Coffee and Socialization
Maybe the most prominent aspect of having a coffee at work is the social one. Taking your colleagues on a coffee break became widespread and integrated into business practice. Coffee breaks are the perfect opportunity to strengthen relationships, meet new colleagues, talk about business-related issues relaxed way and overall build your social network and status among your colleagues. People in Sweden believe that most of the work gets done during the coffee break. They even have a designated word for it, “Fika”, which means an obligatory break for coffee, cake, and chat. It is scientifically proven that coffee breaks inflict a positive effect on groups’ strength and productivity. Coffee breaks are also usually where new ideas are reflected, and where people can exchange opinions in a less formal way over a cup of hot beverage.
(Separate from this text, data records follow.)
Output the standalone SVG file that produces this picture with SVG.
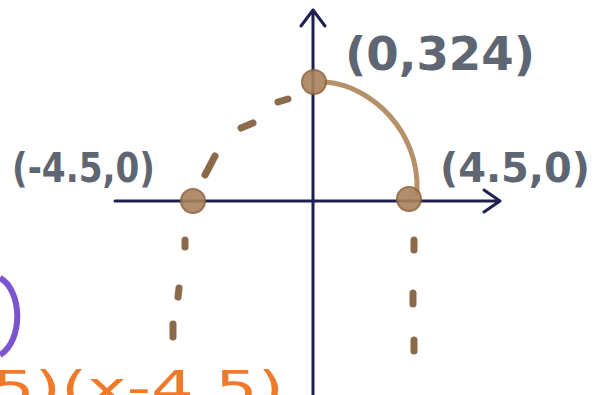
<svg xmlns="http://www.w3.org/2000/svg" width="596" height="395" viewBox="0 0 596 395">
<style>
.axis{stroke:#1f2050;stroke-width:3;fill:none;stroke-linecap:round;stroke-linejoin:round}
.dash{stroke:#8a6a4a;stroke-width:7;stroke-linecap:round;fill:none}
.dot{fill:#a8825c;stroke:#8f6440;stroke-width:2;opacity:0.9}
.lbl{font-family:"DejaVu Sans",sans-serif;font-weight:bold;fill:#5d6672}
</style>
<rect width="596" height="395" fill="#ffffff"/>
<g id="connectors">
<path class="axis" d="M313 395 V10 M301 26 L313 10 L325 26"/>
<path class="axis" d="M115 201 H500 M484 190 L500 201 L484 212"/>
<path d="M326 82 C372 86 420 132 417 192" stroke="#b5916a" stroke-width="5" fill="none" stroke-linecap="round"/>
<path class="dash" d="M215 156 L205 175 M241 128 L253 123 M278 102 L288 99"/>
<path class="dash" d="M185 240 L185 247 M179 288 L178 297 M173 324 L173 337"/>
<path class="dash" d="M414 240 L414 250 M413 293 L413 304 M414 340 L414 351"/>
<path d="M0 278 C22 290 24 340 0 355" stroke="#7b55d0" stroke-width="6" fill="none"/>
</g>
<g id="p_left"><circle class="dot" cx="193" cy="201" r="12"/></g>
<g id="p_top"><circle class="dot" cx="314" cy="82" r="12"/></g>
<g id="p_right"><circle class="dot" cx="409" cy="199" r="12"/></g>
<g id="label_top"><text class="lbl" x="345" y="70" font-size="46" textLength="190" lengthAdjust="spacingAndGlyphs">(0,324)</text></g>
<g id="label_left"><text class="lbl" x="12" y="182" font-size="40" textLength="143" lengthAdjust="spacingAndGlyphs">(-4.5,0)</text></g>
<g id="label_right"><text class="lbl" x="440" y="182" font-size="40" textLength="150" lengthAdjust="spacingAndGlyphs">(4.5,0)</text></g>
<g id="equation"><text x="-8" y="404" font-family="DejaVu Sans,sans-serif" font-size="46" fill="#f07a2a" textLength="292" lengthAdjust="spacingAndGlyphs">5)(x-4.5)</text></g>
</svg>
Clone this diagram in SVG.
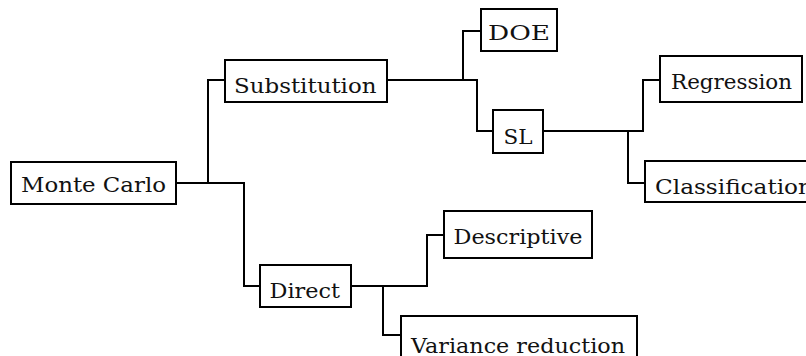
<svg xmlns="http://www.w3.org/2000/svg" width="806" height="356" viewBox="0 0 806 356">
<style>
.box{fill:#fff;stroke:#000;stroke-width:2}
.lbl{font-family:'DejaVu Serif',serif;font-size:21px;fill:#111}
.conn path{fill:none;stroke:#000;stroke-width:2}
</style>
<rect width="806" height="356" fill="#fff"/>
<g class="conn" id="connectors">
<path d="M176,183 H208 V80 H225"/>
<path d="M208,183 H244 V286 H260"/>
<path d="M387,80 H463 V31 H481"/>
<path d="M463,80 H477 V131 H493"/>
<path d="M543,131 H643 V80 H660"/>
<path d="M628,131 V183 H645"/>
<path d="M351,286 H427 V235 H444"/>
<path d="M383,286 V335 H401"/>
</g>
<g id="monte-carlo"><rect class="box" x="11" y="162" width="165" height="42"/><text class="lbl" x="21" y="192" textLength="145" lengthAdjust="spacingAndGlyphs">Monte Carlo</text></g>
<g id="substitution"><rect class="box" x="225" y="60" width="162" height="42"/><text class="lbl" x="234" y="92.5" textLength="142.5" lengthAdjust="spacingAndGlyphs">Substitution</text></g>
<g id="doe"><rect class="box" x="481" y="9" width="76" height="42"/><text class="lbl" x="488" y="40" textLength="62" lengthAdjust="spacingAndGlyphs">DOE</text></g>
<g id="sl"><rect class="box" x="493" y="110" width="50" height="43"/><text class="lbl" x="503.5" y="143.5" textLength="29" lengthAdjust="spacingAndGlyphs">SL</text></g>
<g id="regression"><rect class="box" x="660" y="56" width="142" height="46"/><text class="lbl" x="671" y="88.5" textLength="121" lengthAdjust="spacingAndGlyphs">Regression</text></g>
<g id="classification"><rect class="box" x="645" y="161" width="180" height="41"/><text class="lbl" x="655" y="194" textLength="158" lengthAdjust="spacingAndGlyphs">Classification</text></g>
<g id="direct"><rect class="box" x="260" y="265" width="91" height="42"/><text class="lbl" x="269.5" y="297.5" textLength="70.5" lengthAdjust="spacingAndGlyphs">Direct</text></g>
<g id="descriptive"><rect class="box" x="444" y="211" width="148" height="47"/><text class="lbl" x="453.5" y="243.5" textLength="129" lengthAdjust="spacingAndGlyphs">Descriptive</text></g>
<g id="variance-reduction"><rect class="box" x="401" y="316" width="236" height="44"/><text class="lbl" x="411" y="352.5" textLength="214" lengthAdjust="spacingAndGlyphs">Variance reduction</text></g>
</svg>
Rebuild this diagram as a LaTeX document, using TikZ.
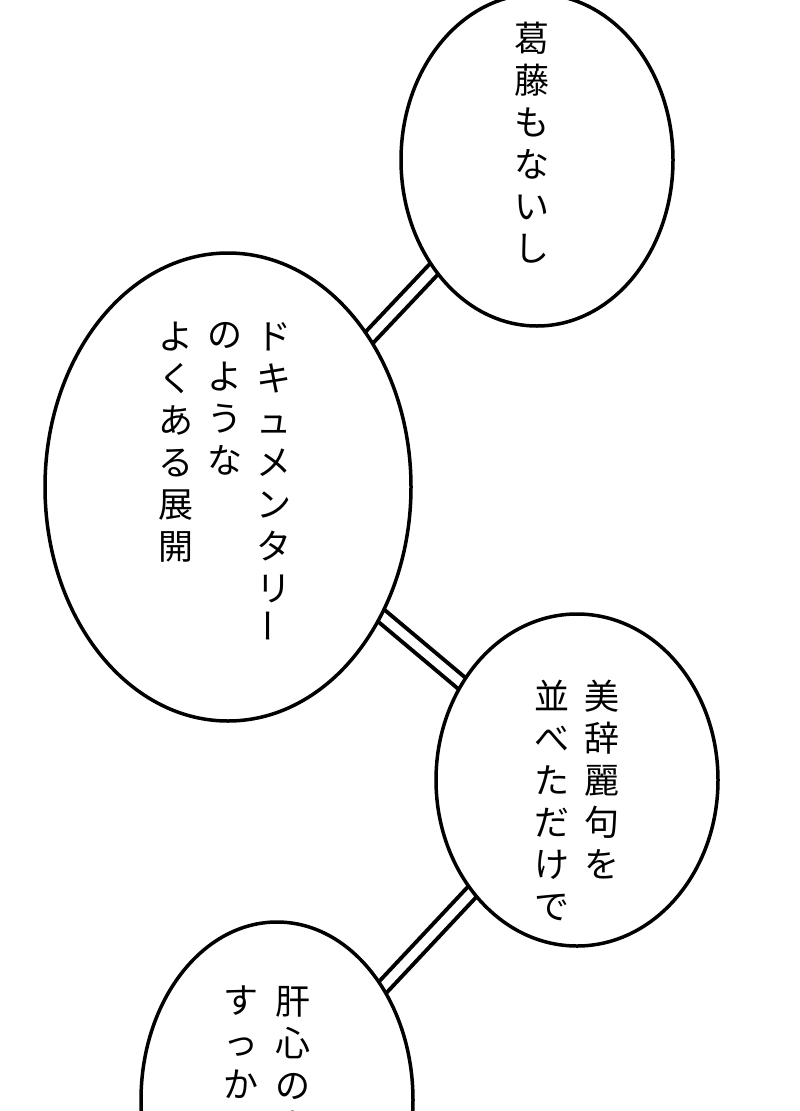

Coffee is one of the most valued commodities, and for a reason. One good cup of coffee can overturn even the worst day at the office. Most of you know how stressful the office work can be and how a cup (or three) of coffee can dramatically improve the motivation and energy to get things done. Consequently, bad coffee can pretty much ruin productivity and even impact relations with the clients. Therefore, good coffee is a necessity for every office. Having a coffee break is a chance for employees to take a pause from daily business strains, giving them a chance to relax, chat, joke, and socialize in general. It’s really hard to imagine how the world would look if coffee never spread from Africa to the rest of the world.